*Goal*:
Leave out the pictures, and write out exactly the lines from the beginning of the material to the line holding "0.485, 0.478, 0.463];", that line included, and nothing else.

++++++++++++++++++++

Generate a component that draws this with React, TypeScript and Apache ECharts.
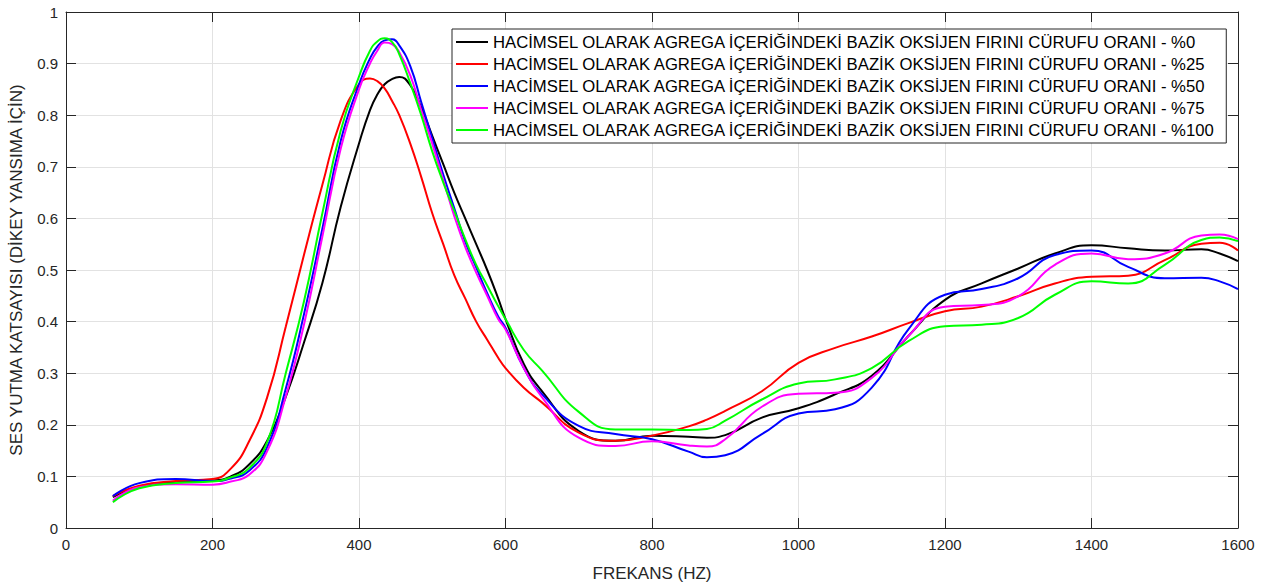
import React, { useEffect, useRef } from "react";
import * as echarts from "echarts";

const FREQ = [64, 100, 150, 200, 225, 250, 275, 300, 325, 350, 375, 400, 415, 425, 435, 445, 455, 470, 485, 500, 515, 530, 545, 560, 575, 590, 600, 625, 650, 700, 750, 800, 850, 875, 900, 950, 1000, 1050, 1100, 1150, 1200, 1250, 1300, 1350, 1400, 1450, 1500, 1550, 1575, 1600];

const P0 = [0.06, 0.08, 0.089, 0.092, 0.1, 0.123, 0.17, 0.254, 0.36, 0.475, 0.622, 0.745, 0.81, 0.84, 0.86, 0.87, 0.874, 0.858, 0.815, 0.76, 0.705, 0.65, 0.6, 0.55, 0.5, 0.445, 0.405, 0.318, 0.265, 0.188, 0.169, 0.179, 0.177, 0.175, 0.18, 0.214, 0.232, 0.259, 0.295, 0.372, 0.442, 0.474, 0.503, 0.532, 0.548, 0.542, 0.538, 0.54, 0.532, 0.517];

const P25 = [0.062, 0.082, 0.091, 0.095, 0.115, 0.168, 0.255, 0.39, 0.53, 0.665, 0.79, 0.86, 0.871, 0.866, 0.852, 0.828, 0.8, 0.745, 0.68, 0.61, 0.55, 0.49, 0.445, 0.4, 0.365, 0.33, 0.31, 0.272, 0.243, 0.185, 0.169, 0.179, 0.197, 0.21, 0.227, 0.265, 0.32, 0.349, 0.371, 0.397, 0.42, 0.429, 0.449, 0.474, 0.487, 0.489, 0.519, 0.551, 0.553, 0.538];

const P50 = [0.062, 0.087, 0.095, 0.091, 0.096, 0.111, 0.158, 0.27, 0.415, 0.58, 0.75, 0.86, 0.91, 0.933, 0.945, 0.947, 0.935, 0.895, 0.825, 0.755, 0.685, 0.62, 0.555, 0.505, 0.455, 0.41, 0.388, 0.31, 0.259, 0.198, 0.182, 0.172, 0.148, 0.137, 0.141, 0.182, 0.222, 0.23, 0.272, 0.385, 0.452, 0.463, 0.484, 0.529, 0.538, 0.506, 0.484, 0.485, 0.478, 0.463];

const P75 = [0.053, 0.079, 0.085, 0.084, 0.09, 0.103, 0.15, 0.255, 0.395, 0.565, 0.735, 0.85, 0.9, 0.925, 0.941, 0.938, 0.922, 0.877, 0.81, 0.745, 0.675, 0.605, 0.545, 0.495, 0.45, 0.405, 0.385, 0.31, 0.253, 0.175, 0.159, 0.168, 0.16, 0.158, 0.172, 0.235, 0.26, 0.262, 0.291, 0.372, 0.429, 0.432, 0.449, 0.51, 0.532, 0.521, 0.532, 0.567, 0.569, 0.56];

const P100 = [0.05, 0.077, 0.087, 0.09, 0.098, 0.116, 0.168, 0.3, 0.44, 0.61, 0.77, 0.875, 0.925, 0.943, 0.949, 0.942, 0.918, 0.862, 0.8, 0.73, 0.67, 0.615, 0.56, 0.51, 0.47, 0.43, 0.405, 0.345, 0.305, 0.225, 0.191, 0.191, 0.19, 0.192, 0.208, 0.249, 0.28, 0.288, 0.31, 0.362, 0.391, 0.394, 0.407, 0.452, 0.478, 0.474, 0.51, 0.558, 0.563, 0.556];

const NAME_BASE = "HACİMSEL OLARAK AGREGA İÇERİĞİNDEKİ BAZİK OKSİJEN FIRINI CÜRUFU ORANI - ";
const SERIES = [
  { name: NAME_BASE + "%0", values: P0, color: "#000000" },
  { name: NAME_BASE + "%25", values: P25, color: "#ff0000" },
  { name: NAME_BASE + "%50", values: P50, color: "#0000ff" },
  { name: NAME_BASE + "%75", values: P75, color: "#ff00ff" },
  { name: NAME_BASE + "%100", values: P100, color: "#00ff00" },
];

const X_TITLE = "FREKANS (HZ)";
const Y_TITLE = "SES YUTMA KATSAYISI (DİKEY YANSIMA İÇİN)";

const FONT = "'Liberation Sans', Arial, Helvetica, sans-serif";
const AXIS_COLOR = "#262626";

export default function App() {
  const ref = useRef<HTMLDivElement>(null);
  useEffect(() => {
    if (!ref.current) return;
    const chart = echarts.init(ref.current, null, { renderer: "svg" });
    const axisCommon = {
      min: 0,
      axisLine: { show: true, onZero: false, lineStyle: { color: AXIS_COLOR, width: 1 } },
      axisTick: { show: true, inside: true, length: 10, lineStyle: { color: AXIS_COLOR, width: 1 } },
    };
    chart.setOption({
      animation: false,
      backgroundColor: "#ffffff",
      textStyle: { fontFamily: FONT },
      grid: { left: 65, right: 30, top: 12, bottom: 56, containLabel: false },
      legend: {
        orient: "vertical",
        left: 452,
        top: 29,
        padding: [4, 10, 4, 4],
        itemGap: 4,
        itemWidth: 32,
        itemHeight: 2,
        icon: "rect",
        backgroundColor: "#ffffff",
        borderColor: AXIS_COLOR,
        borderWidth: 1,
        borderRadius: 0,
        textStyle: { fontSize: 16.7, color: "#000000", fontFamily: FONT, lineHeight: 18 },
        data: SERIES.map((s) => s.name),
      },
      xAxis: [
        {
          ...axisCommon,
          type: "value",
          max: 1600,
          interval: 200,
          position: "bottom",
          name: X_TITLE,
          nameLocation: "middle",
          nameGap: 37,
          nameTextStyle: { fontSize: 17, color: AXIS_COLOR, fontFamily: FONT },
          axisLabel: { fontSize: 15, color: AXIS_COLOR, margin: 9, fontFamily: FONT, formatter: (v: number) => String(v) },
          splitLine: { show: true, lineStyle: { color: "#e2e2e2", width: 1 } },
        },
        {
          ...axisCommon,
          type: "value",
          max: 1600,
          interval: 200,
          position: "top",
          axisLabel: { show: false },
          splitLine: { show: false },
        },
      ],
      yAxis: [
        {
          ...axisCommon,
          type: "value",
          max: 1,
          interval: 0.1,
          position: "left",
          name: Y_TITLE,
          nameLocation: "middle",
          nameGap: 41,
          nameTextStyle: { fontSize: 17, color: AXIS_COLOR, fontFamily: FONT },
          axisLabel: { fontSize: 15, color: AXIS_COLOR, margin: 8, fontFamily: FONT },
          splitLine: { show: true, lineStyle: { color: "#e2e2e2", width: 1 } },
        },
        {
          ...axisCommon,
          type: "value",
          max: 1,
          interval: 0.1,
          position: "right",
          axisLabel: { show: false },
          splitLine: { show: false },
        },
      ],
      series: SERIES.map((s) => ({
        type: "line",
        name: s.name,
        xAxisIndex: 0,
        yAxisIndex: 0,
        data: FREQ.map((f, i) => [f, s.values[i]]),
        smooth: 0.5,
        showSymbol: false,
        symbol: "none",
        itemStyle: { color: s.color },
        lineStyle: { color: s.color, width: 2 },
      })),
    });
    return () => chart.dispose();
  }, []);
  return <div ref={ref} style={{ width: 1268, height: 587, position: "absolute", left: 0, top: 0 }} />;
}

++++++++++++++++++++

*Response to the task*:
Generate a component that draws this with React, TypeScript and Apache ECharts.
import React, { useEffect, useRef } from "react";
import * as echarts from "echarts";

const FREQ = [64, 100, 150, 200, 225, 250, 275, 300, 325, 350, 375, 400, 415, 425, 435, 445, 455, 470, 485, 500, 515, 530, 545, 560, 575, 590, 600, 625, 650, 700, 750, 800, 850, 875, 900, 950, 1000, 1050, 1100, 1150, 1200, 1250, 1300, 1350, 1400, 1450, 1500, 1550, 1575, 1600];

const P0 = [0.06, 0.08, 0.089, 0.092, 0.1, 0.123, 0.17, 0.254, 0.36, 0.475, 0.622, 0.745, 0.81, 0.84, 0.86, 0.87, 0.874, 0.858, 0.815, 0.76, 0.705, 0.65, 0.6, 0.55, 0.5, 0.445, 0.405, 0.318, 0.265, 0.188, 0.169, 0.179, 0.177, 0.175, 0.18, 0.214, 0.232, 0.259, 0.295, 0.372, 0.442, 0.474, 0.503, 0.532, 0.548, 0.542, 0.538, 0.54, 0.532, 0.517];

const P25 = [0.062, 0.082, 0.091, 0.095, 0.115, 0.168, 0.255, 0.39, 0.53, 0.665, 0.79, 0.86, 0.871, 0.866, 0.852, 0.828, 0.8, 0.745, 0.68, 0.61, 0.55, 0.49, 0.445, 0.4, 0.365, 0.33, 0.31, 0.272, 0.243, 0.185, 0.169, 0.179, 0.197, 0.21, 0.227, 0.265, 0.32, 0.349, 0.371, 0.397, 0.42, 0.429, 0.449, 0.474, 0.487, 0.489, 0.519, 0.551, 0.553, 0.538];

const P50 = [0.062, 0.087, 0.095, 0.091, 0.096, 0.111, 0.158, 0.27, 0.415, 0.58, 0.75, 0.86, 0.91, 0.933, 0.945, 0.947, 0.935, 0.895, 0.825, 0.755, 0.685, 0.62, 0.555, 0.505, 0.455, 0.41, 0.388, 0.31, 0.259, 0.198, 0.182, 0.172, 0.148, 0.137, 0.141, 0.182, 0.222, 0.23, 0.272, 0.385, 0.452, 0.463, 0.484, 0.529, 0.538, 0.506, 0.484, 0.485, 0.478, 0.463];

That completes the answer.